──────── Source data ────────
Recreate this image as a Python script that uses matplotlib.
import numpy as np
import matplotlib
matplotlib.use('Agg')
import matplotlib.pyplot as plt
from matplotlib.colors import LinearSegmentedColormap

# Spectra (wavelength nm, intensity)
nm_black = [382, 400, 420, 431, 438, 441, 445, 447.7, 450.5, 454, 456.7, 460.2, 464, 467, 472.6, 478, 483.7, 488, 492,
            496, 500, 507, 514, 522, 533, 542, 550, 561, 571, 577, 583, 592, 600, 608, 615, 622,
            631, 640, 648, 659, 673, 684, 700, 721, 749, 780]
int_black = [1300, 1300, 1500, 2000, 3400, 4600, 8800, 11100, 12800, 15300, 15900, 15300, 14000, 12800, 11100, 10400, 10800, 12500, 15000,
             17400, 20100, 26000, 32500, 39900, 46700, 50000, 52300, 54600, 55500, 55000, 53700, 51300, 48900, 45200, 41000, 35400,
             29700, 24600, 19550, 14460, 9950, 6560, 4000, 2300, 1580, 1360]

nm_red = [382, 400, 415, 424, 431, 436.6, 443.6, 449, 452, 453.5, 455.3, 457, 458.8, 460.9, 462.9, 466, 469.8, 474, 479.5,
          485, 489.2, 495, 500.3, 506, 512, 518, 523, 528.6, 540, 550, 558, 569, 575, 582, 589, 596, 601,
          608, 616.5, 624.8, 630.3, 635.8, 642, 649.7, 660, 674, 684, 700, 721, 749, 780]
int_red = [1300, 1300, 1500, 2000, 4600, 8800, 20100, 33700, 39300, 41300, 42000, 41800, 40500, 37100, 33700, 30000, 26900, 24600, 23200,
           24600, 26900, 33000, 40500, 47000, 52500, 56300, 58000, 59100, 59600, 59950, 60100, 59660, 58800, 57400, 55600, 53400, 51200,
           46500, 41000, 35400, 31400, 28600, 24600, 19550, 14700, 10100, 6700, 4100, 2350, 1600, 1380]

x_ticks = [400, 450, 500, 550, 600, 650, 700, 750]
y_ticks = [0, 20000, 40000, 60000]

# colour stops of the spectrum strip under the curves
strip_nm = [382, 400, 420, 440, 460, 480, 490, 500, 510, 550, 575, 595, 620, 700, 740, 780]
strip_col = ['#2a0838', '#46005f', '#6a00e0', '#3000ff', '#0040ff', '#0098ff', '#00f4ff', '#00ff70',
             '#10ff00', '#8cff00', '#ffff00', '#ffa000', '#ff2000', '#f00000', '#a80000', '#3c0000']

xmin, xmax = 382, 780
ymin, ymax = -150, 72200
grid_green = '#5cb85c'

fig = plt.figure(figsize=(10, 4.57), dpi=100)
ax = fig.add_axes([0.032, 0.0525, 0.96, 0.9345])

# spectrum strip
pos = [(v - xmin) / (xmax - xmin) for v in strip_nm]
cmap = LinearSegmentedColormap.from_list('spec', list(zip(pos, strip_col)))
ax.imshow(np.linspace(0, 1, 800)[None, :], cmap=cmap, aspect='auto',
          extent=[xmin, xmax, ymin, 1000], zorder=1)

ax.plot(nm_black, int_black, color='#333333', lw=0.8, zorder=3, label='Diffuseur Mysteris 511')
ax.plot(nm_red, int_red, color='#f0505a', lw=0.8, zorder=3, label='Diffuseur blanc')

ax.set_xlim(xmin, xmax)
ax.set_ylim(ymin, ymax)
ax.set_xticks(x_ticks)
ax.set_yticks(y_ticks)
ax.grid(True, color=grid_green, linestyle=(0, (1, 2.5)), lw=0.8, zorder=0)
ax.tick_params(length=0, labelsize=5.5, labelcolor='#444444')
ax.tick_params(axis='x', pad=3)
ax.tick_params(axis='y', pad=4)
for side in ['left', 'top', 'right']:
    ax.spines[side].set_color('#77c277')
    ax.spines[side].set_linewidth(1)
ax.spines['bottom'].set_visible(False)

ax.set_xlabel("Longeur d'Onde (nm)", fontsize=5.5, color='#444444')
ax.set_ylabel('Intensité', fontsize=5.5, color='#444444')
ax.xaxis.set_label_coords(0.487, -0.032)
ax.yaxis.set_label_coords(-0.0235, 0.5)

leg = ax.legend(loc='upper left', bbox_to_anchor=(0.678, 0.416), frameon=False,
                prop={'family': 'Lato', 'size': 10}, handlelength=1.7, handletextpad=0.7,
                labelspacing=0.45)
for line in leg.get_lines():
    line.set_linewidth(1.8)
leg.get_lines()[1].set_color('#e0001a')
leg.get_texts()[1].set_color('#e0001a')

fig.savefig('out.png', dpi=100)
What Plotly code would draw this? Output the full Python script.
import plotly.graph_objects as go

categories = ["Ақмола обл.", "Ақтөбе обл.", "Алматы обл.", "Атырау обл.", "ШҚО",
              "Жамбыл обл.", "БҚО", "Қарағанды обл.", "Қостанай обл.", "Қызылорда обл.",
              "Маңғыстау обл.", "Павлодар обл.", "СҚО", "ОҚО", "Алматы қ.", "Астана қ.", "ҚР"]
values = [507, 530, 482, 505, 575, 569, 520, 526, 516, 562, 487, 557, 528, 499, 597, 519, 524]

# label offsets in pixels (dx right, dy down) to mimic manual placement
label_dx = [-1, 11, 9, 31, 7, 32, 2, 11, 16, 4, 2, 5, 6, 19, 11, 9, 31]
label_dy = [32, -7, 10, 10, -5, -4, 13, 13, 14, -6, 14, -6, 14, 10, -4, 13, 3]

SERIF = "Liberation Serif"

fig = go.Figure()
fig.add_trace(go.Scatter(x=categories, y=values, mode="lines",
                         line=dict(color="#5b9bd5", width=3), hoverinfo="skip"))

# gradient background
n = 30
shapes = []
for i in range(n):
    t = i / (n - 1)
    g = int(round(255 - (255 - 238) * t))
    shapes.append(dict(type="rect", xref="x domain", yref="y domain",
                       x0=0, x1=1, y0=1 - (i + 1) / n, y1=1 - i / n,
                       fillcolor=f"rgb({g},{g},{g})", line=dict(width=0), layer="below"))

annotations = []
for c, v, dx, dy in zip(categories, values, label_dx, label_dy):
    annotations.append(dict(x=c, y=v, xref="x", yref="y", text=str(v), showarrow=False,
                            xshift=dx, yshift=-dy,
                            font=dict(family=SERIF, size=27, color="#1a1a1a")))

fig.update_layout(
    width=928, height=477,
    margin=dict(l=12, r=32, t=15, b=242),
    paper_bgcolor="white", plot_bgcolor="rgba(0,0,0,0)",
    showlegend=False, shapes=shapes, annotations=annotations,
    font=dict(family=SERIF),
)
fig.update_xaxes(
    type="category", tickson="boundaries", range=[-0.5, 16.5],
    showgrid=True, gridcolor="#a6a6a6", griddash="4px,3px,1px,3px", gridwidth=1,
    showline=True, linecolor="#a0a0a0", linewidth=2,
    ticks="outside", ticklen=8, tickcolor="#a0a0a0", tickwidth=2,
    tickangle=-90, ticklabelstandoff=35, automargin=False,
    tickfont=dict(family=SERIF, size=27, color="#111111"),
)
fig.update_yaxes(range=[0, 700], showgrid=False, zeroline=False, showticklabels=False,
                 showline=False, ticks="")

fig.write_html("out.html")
────────
──────── Source data ────────
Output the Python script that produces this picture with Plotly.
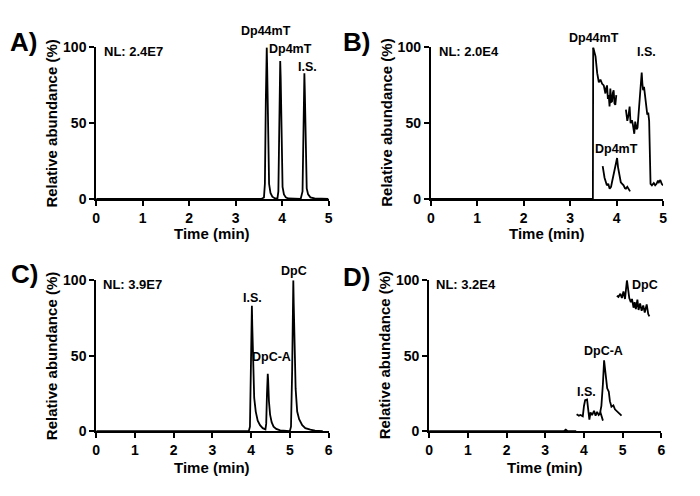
────────
──────── Source data ────────
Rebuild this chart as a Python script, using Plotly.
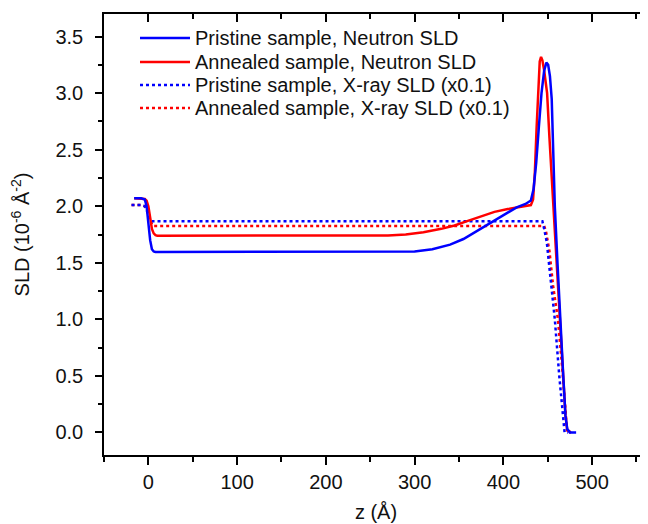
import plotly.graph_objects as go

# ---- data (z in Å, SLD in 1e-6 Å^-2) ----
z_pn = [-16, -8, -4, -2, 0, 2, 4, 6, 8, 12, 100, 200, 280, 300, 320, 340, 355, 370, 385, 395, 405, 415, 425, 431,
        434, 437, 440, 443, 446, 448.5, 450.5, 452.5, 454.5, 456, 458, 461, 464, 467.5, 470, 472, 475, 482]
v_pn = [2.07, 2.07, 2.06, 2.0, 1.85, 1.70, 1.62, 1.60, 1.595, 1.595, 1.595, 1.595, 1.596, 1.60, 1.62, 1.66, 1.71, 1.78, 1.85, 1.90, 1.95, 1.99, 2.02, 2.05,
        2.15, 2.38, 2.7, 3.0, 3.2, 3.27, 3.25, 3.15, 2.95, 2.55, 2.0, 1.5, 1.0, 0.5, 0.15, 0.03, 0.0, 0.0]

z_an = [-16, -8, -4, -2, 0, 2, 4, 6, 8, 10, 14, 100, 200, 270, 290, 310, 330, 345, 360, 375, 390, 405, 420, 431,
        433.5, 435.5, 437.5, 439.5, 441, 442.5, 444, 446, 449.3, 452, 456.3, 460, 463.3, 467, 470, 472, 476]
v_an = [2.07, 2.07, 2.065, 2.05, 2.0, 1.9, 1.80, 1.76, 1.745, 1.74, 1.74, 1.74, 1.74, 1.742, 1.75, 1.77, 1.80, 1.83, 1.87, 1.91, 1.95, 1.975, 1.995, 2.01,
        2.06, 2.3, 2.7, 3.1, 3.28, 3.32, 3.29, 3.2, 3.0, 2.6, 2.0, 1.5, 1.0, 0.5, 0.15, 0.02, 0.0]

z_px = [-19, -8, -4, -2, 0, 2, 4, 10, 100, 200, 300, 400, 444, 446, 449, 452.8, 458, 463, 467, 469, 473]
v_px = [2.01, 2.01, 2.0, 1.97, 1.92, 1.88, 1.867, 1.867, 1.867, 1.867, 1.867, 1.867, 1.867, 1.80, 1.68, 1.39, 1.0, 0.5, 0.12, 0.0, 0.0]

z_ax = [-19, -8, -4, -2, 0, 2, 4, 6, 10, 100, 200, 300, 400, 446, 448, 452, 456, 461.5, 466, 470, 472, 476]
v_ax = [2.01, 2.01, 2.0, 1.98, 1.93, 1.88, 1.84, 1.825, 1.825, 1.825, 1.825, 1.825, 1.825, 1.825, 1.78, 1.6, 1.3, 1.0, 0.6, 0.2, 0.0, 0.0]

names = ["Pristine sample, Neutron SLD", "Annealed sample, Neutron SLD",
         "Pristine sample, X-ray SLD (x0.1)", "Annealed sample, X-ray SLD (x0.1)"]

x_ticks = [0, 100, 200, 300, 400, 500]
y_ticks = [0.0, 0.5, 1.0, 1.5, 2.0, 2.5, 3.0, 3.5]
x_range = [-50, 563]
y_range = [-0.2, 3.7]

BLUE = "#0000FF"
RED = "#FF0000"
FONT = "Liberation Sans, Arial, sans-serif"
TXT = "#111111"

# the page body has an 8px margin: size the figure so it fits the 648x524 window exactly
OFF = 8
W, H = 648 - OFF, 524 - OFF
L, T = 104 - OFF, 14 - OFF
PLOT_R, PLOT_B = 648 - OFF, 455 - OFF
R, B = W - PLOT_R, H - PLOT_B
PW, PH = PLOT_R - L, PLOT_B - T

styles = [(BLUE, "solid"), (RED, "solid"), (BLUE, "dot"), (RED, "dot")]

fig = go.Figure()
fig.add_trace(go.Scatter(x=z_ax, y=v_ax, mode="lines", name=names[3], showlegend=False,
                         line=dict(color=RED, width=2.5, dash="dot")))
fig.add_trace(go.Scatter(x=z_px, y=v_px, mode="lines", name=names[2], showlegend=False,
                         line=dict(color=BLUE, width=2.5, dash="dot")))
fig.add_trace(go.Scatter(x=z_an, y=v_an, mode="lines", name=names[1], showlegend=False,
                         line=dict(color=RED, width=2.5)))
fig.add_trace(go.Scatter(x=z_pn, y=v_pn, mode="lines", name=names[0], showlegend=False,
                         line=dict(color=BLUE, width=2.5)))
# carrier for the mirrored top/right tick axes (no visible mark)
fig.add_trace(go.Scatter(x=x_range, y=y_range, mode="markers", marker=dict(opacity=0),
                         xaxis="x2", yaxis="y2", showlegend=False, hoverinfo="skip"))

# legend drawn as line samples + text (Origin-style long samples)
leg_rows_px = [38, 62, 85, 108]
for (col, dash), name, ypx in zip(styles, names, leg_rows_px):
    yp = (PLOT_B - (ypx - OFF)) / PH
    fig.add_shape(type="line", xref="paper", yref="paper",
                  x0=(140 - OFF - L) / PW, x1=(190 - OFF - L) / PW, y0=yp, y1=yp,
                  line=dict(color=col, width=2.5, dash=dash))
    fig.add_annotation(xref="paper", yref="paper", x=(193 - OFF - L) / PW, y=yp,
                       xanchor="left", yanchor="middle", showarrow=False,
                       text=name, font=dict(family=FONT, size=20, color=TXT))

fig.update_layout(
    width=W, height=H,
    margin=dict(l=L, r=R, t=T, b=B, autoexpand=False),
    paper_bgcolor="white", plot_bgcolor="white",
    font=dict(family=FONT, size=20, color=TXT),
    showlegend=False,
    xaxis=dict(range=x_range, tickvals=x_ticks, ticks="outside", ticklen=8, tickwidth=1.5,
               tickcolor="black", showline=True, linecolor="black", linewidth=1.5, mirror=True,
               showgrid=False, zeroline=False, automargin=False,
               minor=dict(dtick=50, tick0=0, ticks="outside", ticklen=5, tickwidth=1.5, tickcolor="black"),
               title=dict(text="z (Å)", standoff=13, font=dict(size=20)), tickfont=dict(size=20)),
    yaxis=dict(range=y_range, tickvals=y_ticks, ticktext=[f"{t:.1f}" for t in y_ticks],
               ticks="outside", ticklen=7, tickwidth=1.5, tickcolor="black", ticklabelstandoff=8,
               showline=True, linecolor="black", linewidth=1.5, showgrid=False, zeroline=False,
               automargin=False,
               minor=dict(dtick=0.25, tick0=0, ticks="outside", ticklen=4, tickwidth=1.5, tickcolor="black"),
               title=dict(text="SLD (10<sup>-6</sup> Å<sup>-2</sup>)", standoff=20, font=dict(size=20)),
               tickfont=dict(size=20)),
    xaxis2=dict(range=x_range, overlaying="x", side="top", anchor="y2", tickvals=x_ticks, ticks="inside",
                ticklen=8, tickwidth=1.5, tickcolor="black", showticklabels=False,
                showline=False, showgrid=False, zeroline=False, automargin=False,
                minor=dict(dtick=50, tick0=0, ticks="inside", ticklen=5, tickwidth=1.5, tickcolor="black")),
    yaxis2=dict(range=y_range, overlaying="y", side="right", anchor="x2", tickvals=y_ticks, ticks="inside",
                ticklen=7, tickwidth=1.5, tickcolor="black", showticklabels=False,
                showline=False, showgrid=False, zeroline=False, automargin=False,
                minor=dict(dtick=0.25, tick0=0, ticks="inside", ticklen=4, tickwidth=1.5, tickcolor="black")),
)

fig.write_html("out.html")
────────
▶ [Exercise instructions]:
Quote only the lines running from the line that holds "Recreate this image" to the line that holds "from matplotlib.colors import", both ends included.

▶ [Answer to the exercise]:
Recreate this image as a Python script that uses matplotlib.
import numpy as np
import matplotlib
matplotlib.use('Agg')
import matplotlib.pyplot as plt
from matplotlib.colors import LinearSegmentedColormap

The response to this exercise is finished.